Intel doesn't stop there, the company also states that in the other two workloads, Translation, and Summarization, the company saw a 1.2x to 2.3x gain in performance versus the results that AMD had used in its Computex 2024 presentation.

Image Source: Intel

Furthermore, the more crucial aspect is that these benchmarks heavily depend on memory and the next-gen EPYC Turin family will feature a 12-channel DDR5 interface. While Intel's current-gen Xeon "Emerald Rapids" CPUs peak out at 8 DDR5 memory channels, the next-gen Granite Rapids "Xeon 6700P/6900P" CPUs will not only come with the same "Up To" 12-channel memory interface but also feature the same 128 core count with P-Cores and up to 288 E-Cores with the Xeon 6900E family coming in early 2025. The Granite Rapids Xeon 6700P CPUs will be available with up to 86 P-Cores in Q3 2024.

It looks like all major firms that are currently involved in the AI business is very serious about not only their performance claims but also what others are showing off. NVIDIA and AMD engaged in a similar battle a few months ago when the red team announced its MI300X figures against the Hopper lineup and it was a back-and-forth from there onward.

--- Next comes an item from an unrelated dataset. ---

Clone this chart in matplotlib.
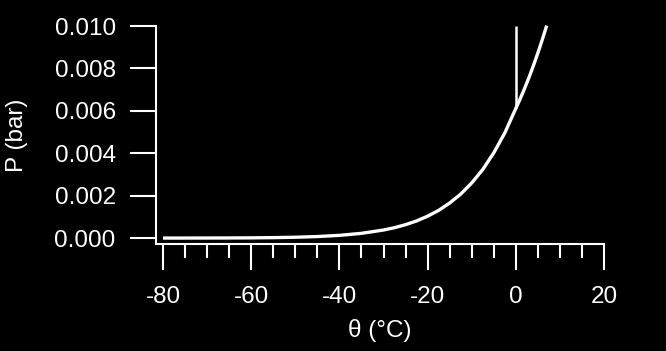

Similarly, on the AI PC side of things, the companies, AMD, Intel, Qualcomm, and NVIDIA are engaged in a very fierce fight where AI TOPs are the talk of the town. With the rising demand for AI across the tech sector, all of these tech firms are trying to attract more customers to use their products and ship as many units to fulfill the ever-increasing need for capable hardware.